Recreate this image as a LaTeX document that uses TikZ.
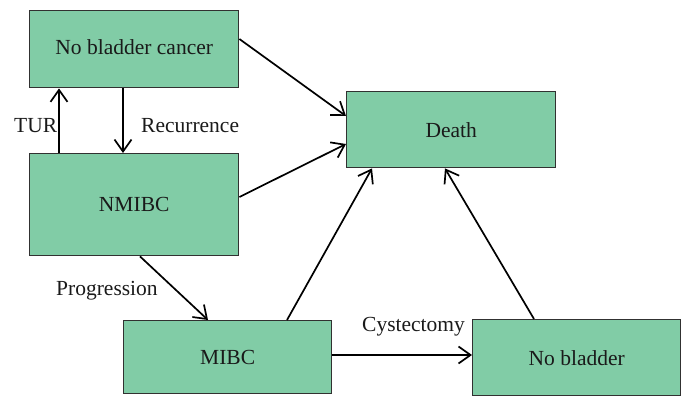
\documentclass[tikz,border=0pt]{standalone}
\usepackage{fontspec}
\setmainfont{Liberation Serif}
\usetikzlibrary{arrows.meta}
\definecolor{boxgreen}{HTML}{81CCA6}
\definecolor{ink}{HTML}{1A1A1A}
\tikzset{
  statebox/.style={draw=ink!90, line width=1.4pt, fill=boxgreen, text=ink, font=\fontsize{21.5}{24}\selectfont, inner sep=0pt},
  conn/.style={line width=1.7pt, draw=black, -{Straight Barb[length=12pt,width=17pt,line width=1.7pt]}},
  lbl/.style={text=ink, font=\fontsize{21.5}{24}\selectfont, inner sep=0pt}
}
\begin{document}
\begin{tikzpicture}[x=1pt,y=-1pt]
\useasboundingbox (0,0) rectangle (683,396);
\node[statebox, minimum width=209pt, minimum height=77pt, anchor=north west] (nbc) at (29,10) {\raisebox{5pt}{No bladder cancer}};
\node[statebox, minimum width=209pt, minimum height=102pt, anchor=north west] (nmibc) at (29,153) {NMIBC};
\node[statebox, minimum width=209pt, minimum height=76pt, anchor=north west] (death) at (346,91) {Death};
\node[statebox, minimum width=208pt, minimum height=73pt, anchor=north west] (mibc) at (123,320) {MIBC};
\node[statebox, minimum width=208pt, minimum height=76pt, anchor=north west] (nb) at (472,319) {No bladder};

\draw[conn] (nmibc.north west -| 59,0) -- (nbc.south west -| 59,0);
\draw[conn] (nbc.south west -| 123,0) -- (nmibc.north west -| 123,0);
\node[lbl, anchor=west] (tur) at (14,126) {TUR};
\node[lbl, anchor=west] (rec) at (141,126) {Recurrence};

\draw[conn] (nbc.north east |- 0,39) -- (death.north west |- 0,116);
\draw[conn] (nmibc.north east |- 0,197) -- (death.north west |- 0,144);
\draw[conn] (nmibc.south west -| 140,0) -- (mibc.north west -| 208,0);
\node[lbl, anchor=west] (prog) at (56,291) {Progression};
\draw[conn] (mibc.north west -| 287,0) -- (death.south west -| 372,0);
\draw[conn] (nb.north west -| 534,0) -- (death.south west -| 445,0);
\draw[conn] (mibc.north east |- 0,355) -- (nb.north west |- 0,355);
\node[lbl, anchor=west] (cys) at (362,327) {Cystectomy};
\end{tikzpicture}
\end{document}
◆ ◆ ◆ ◆ ◆ ◆ ◆
Prompt :: Quote the material exactly. Pictures stay out.

Task response ::
Recreate this image as a LaTeX document that uses TikZ.
\documentclass[tikz,border=0pt]{standalone}
\usepackage{fontspec}
\setmainfont{Liberation Serif}
\usetikzlibrary{arrows.meta}
\definecolor{boxgreen}{HTML}{81CCA6}
\definecolor{ink}{HTML}{1A1A1A}
\tikzset{
  statebox/.style={draw=ink!90, line width=1.4pt, fill=boxgreen, text=ink, font=\fontsize{21.5}{24}\selectfont, inner sep=0pt},
  conn/.style={line width=1.7pt, draw=black, -{Straight Barb[length=12pt,width=17pt,line width=1.7pt]}},
  lbl/.style={text=ink, font=\fontsize{21.5}{24}\selectfont, inner sep=0pt}
}
\begin{document}
\begin{tikzpicture}[x=1pt,y=-1pt]
\useasboundingbox (0,0) rectangle (683,396);
\node[statebox, minimum width=209pt, minimum height=77pt, anchor=north west] (nbc) at (29,10) {\raisebox{5pt}{No bladder cancer}};
\node[statebox, minimum width=209pt, minimum height=102pt, anchor=north west] (nmibc) at (29,153) {NMIBC};
\node[statebox, minimum width=209pt, minimum height=76pt, anchor=north west] (death) at (346,91) {Death};
\node[statebox, minimum width=208pt, minimum height=73pt, anchor=north west] (mibc) at (123,320) {MIBC};
\node[statebox, minimum width=208pt, minimum height=76pt, anchor=north west] (nb) at (472,319) {No bladder};

\draw[conn] (nmibc.north west -| 59,0) -- (nbc.south west -| 59,0);
\draw[conn] (nbc.south west -| 123,0) -- (nmibc.north west -| 123,0);
\node[lbl, anchor=west] (tur) at (14,126) {TUR};
\node[lbl, anchor=west] (rec) at (141,126) {Recurrence};

\draw[conn] (nbc.north east |- 0,39) -- (death.north west |- 0,116);
\draw[conn] (nmibc.north east |- 0,197) -- (death.north west |- 0,144);
\draw[conn] (nmibc.south west -| 140,0) -- (mibc.north west -| 208,0);
\node[lbl, anchor=west] (prog) at (56,291) {Progression};
\draw[conn] (mibc.north west -| 287,0) -- (death.south west -| 372,0);
\draw[conn] (nb.north west -| 534,0) -- (death.south west -| 445,0);
\draw[conn] (mibc.north east |- 0,355) -- (nb.north west |- 0,355);
\node[lbl, anchor=west] (cys) at (362,327) {Cystectomy};
\end{tikzpicture}
\end{document}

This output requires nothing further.